The subtle references to social issues through means like symbolism and irony have always brought this undeniable depth to the work. How do you build those concepts and ideas?


R.S

I like to make fun of things and pretend it’s a serious matter. That’s why my paintings look so dramatic, people rarely laugh when they see the work even if it’s often the reaction I was aiming for. In the same way "Romeo and Juliet" was written vs interpreted.



A00

I'm sure there are moments where you feel stuck in the studio.

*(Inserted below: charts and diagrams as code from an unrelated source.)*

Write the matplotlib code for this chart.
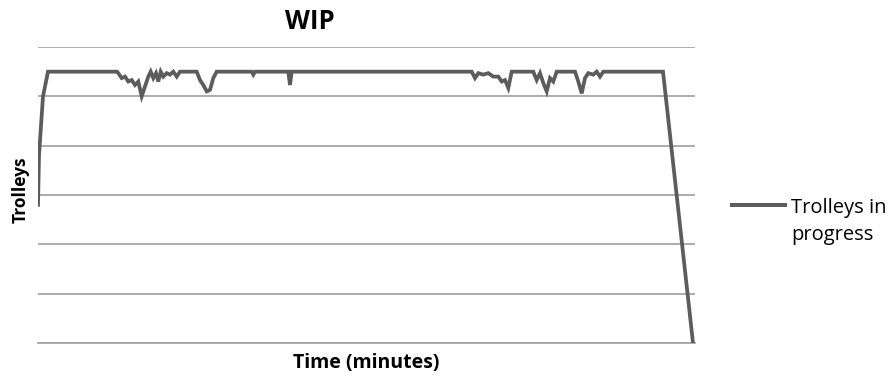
import matplotlib
matplotlib.use("Agg")
import matplotlib.pyplot as plt
from matplotlib.lines import Line2D

# Time (minutes) and trolleys in progress
time_min = [0, 1, 3, 5, 7, 10,
            79, 80.3, 83.7, 87, 90.3, 93.7, 97, 100.3, 103.7, 107, 110.3, 112.7,
            115.3, 118, 120.3, 122.7, 125.3, 128.7, 132, 135.3, 138.7, 142,
            158.7, 162, 165.3, 168.7, 172, 175.3, 178.7,
            213.7, 215.3, 217, 250.3, 252, 253.7,
            433.7, 437, 440.3, 445.3, 450.3, 455.3, 460.3, 463.7, 467, 470.3, 473.7,
            495.3, 498.7, 502, 505.3, 508.7, 512, 515.3, 518.7,
            537, 540.3, 543.7, 547, 550.3, 555.3, 558.7, 562, 565.3,
            623.7, 625, 655]
trolleys = [28, 38, 44, 50, 52, 55,
            55, 54.7, 53.7, 54.0, 53.0, 53.3, 52.3, 53.0, 50.0, 52.0, 54.0, 55.0,
            53.7, 54.7, 53.0, 55.0, 54.0, 54.7, 54.4, 55.0, 54.0, 55.0,
            55.0, 53.3, 52.3, 51.0, 51.3, 53.7, 55.0,
            55.0, 54.4, 55.0, 55.0, 52.3, 55.0,
            55.0, 53.7, 54.7, 54.4, 54.7, 54.0, 54.0, 53.0, 53.3, 51.7, 55.0,
            55.0, 53.3, 54.7, 52.7, 51.0, 53.7, 53.0, 55.0,
            55.0, 53.0, 50.6, 53.7, 54.7, 54.4, 55.0, 54.0, 55.0,
            55.0, 55.0, 0]

series_label_lines = ["Trolleys in", "progress"]
title = "WIP"
xlabel = "Time (minutes)"
ylabel = "Trolleys"

plt.rcParams['font.family'] = ['Open Sans', 'DejaVu Sans']

W, H = 892, 378
fig = plt.figure(figsize=(W/100, H/100), dpi=100)
ax = fig.add_axes([38/W, 1-343/H, (695-38)/W, (343-47)/H])

line_color = '#5c5c5c'
ax.plot(time_min, trolleys, color=line_color, lw=2.7,
        solid_joinstyle='miter', zorder=3)

ax.set_xlim(0, 657)
ax.set_ylim(0, 60)
ax.set_yticks(range(0, 61, 10))
ax.set_xticks([])
ax.tick_params(axis='y', length=0, labelleft=False)
ax.grid(axis='y', color='#a6a6a6', lw=1.3)
ax.set_axisbelow(True)
for s in ['left', 'right', 'top']:
    ax.spines[s].set_visible(False)
ax.spines['bottom'].set_color('#a6a6a6')
ax.spines['bottom'].set_linewidth(1.3)

fig.text(310/W, 1-29.3/H, title, ha='center', va='baseline',
         fontsize=18.5, fontweight='bold')
fig.text(366/W, 1-368/H, xlabel, ha='center', va='baseline',
         fontsize=14, fontweight='bold')
fig.text(21/W, 1-190/H, ylabel, ha='center', va='center',
         fontsize=12.5, fontweight='bold', rotation=90)

# legend (handle aligned with first label line, as in the reference)
fig.add_artist(Line2D([732/W, 785/W], [1-205/H, 1-205/H], color=line_color,
                      lw=2.9, transform=fig.transFigure))
fig.text(791/W, 1-213/H, series_label_lines[0], ha='left', va='baseline',
         fontsize=14.5)
fig.text(791/W, 1-240/H, series_label_lines[1], ha='left', va='baseline',
         fontsize=14.5)

fig.savefig('out.png', dpi=100)
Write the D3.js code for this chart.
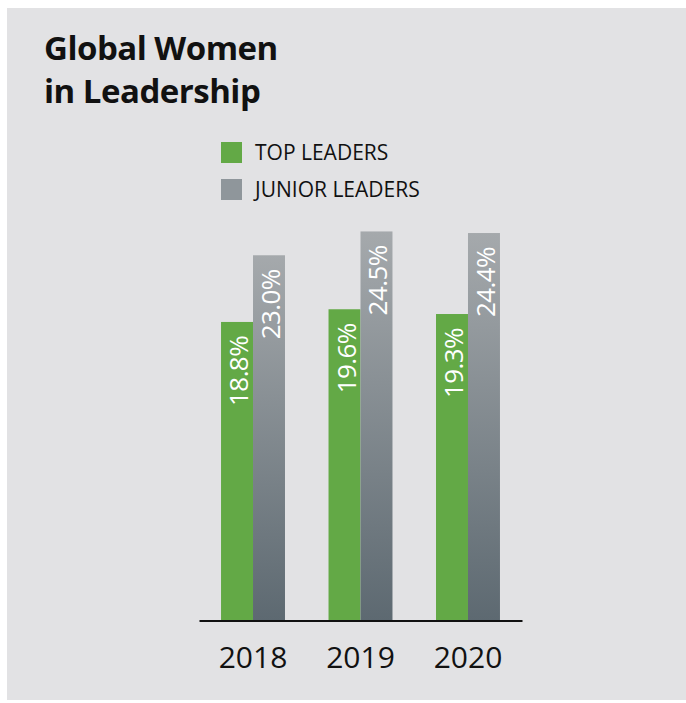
<!DOCTYPE html>
<html>
<head>
<meta charset="utf-8">
<script src="https://cdn.jsdelivr.net/npm/d3@7"></script>
<style>
  html, body { margin: 0; padding: 0; background: #ffffff; }
  svg { display: block; }
  text { font-family: "Open Sans", "Noto Sans", sans-serif; }
</style>
</head>
<body>
<svg id="chart" width="686" height="703"></svg>
<script>
// data
const years = ["2018", "2019", "2020"];
const series = ["top", "junior"];
const seriesNames = ["TOP LEADERS", "JUNIOR LEADERS"];
const topLeaders = [18.8, 19.6, 19.3];
const juniorLeaders = [23.0, 24.5, 24.4];
const titleLines = ["Global Women", "in Leadership"];

const svg = d3.select("svg#chart");
const green = "#63a946";

// panel background
svg.append("rect")
    .attr("x", 7)
    .attr("y", 8)
    .attr("width", 679)
    .attr("height", 692)
    .attr("fill", "#e2e2e4");

// title
svg.append("g")
    .selectAll("text")
    .data(titleLines)
    .join("text")
    .attr("x", 44)
    .attr("y", (d, i) => 60 + i * 43)
    .style("font-size", "33px")
    .style("font-weight", "bold")
    .style("letter-spacing", "-0.5px")
    .attr("fill", "#111")
    .text((d) => d);

// gradient for junior bars
let defs = svg.append("defs");
let grad = defs.append("linearGradient")
    .attr("id", "grayGrad")
    .attr("x1", 0).attr("y1", 0)
    .attr("x2", 0).attr("y2", 1);
grad.append("stop").attr("offset", "0%").attr("stop-color", "#a5a9ac");
grad.append("stop").attr("offset", "100%").attr("stop-color", "#5d6971");

// legend
const legendFill = [green, "#8f969b"];
let legend = svg.append("g").attr("transform", "translate(221,142)");
let legendItems = legend.selectAll("g")
    .data(seriesNames)
    .join("g")
    .attr("transform", (d, i) => `translate(0,${i * 37})`);
legendItems.append("rect")
    .attr("width", 21)
    .attr("height", 21)
    .attr("fill", (d, i) => legendFill[i]);
legendItems.append("text")
    .attr("x", 34)
    .attr("y", 18)
    .style("font-size", "21px")
    .attr("fill", "#111")
    .text((d) => d);

// scales
const baseY = 620.5;
let xScale = d3.scaleBand()
    .domain(years)
    .range([199, 522])
    .paddingInner(0.405)
    .paddingOuter(0.205);
let subScale = d3.scaleBand()
    .domain(series)
    .range([0, xScale.bandwidth()]);
let yScale = d3.scaleLinear()
    .domain([0, 25])
    .range([baseY, baseY - 25 * 15.88]);

const rows = years.map((y, i) => ({
    year: y,
    values: [
        { key: "top", value: topLeaders[i] },
        { key: "junior", value: juniorLeaders[i] },
    ],
}));

let groups = svg.append("g")
    .selectAll("g")
    .data(rows)
    .join("g")
    .attr("transform", (d) => `translate(${xScale(d.year)},0)`);

groups.selectAll("rect")
    .data((d) => d.values)
    .join("rect")
    .attr("x", (d) => subScale(d.key))
    .attr("y", (d) => yScale(d.value))
    .attr("width", subScale.bandwidth())
    .attr("height", (d) => baseY - yScale(d.value))
    .attr("fill", (d) => d.key === "top" ? green : "url(#grayGrad)");

// value labels, rotated
groups.selectAll("text.val")
    .data((d) => d.values)
    .join("text")
    .attr("class", "val")
    .attr("transform", (d) =>
        `translate(${subScale(d.key) + subScale.bandwidth() / 2 + 1},${yScale(d.value) + 14}) rotate(-90)`)
    .attr("text-anchor", "end")
    .attr("dominant-baseline", "central")
    .attr("fill", "#fff")
    .style("font-size", "26px")
    .style("letter-spacing", "-0.6px")
    .text((d) => d.value.toFixed(1) + "%");

// x axis
let xAxis = d3.axisBottom(xScale)
    .tickSize(0)
    .tickSizeOuter(0)
    .tickPadding(26);
let axisG = svg.append("g")
    .attr("transform", `translate(0,${baseY})`)
    .call(xAxis);
axisG.select(".domain")
    .attr("stroke", "#111")
    .attr("stroke-width", 2);
axisG.selectAll(".tick text")
    .attr("fill", "#111")
    .style("font-size", "30px")
    .style("font-family", "'Open Sans', sans-serif");
</script>
</body>
</html>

When you are working through problems in your work, who do you talk to?


R.S

When I’m stuck and need an idea or a twist on a subject I’ll ask my boyfriend, sounds cliche but he’s actually the craziest/weirdest person I know and that’s what you want.



A00

Do you ever feel afraid of certain subjects, styles, media?


R.S

I used to paint with acrylics and was terrified of oils for the longest time, I’m self-taught and just the thought of learning to paint with such a technical medium was just the most terrifying thing. I only started about a year ago, and it has really paid off, never looking back. I’m also terrified of abstract, I wouldn’t know how to start or stop and it’s just such a leap of faith to even think to go there, I don’t think I could do it at the moment, or if I was going to, I’d do like Gerhard Richter and wait till I’m old.



A00

The way you think you see the world, experience the world...do you think it's different from non-artists?


R.S

I definitely think you need a higher critical mind than average to do any sort of art. You need to be able to judge if you suck, that’s first, and then how to improve, and you often need to be a total dick with yourself in order to do that. You need to be able to meticulously analyze things and pay attention to details that would normally go unnoticed. Having a hyperactive mind that constantly judges or analyzes stuff helps. Also being able to spend 50h/week completely alone with your thoughts. That they won't tell you in art school.



A00

Art can be so many things. Documentation, reflection, the materialization of fantasies, communication, etc. What does your work intend to do?


R.S

I don’t think I’m setting precise intentions with my work, I just do things as life goes and react to life through and with my art. So in a way, I’m communicating whatever are the dominant ideas in my mind at the moment.



A00

Do you ever wonder or fantasize about the future? What the future could or should be?


R.S

Phew, what a question, the future. I always wonder what’s going to happen in the future, both personally planetary or cosmically haha. I don’t think I can answer that question simply, I’ll just say that we’re the universe experiencing itself, spinning through spacetime and I’m here just trying to have a good time.



A00

Alan Watts once said, "Life is not a problem to be solved, but an experience to be had." Do you agree?


R.S

Well, problem-solving is the foundation of life, think of all the hoops and loops nature had to go through just to make a worm, problem-solving is fun if you think about it and that’s basically what took humanity where it is now. But my real answer is that I don’t know how to answer that.



A00

Do you believe in the principles of Karma?


R.S

I believe that if you act in harmony with your principles you should never be worried about Karma. So yes I believe Karma’s a thing. I also believe what Marcus Aurelius said: What you do in life echoes in eternity



A00

Besides art, do you have any secret hobbies? or something you're really into?


R.S

Cats, I’m really into cats. I try to read as much as I can.



A00

Any book recommendations?


R.S

I’m reading Ayn Rand at the moment and made me realize that all my life I was a hardcore individualist and that I have a profound disdain for being told what to. That’s probably why I’m a painter. I also think it’s hilarious that people hate her so much, the main reason I’m reading her.



A00

One more thing, tell us a secret!


R.S

I’ve been micro-dosing mushrooms for about 5 years now (on&off) and it has done wonders to my mood, self-awareness, and creativity.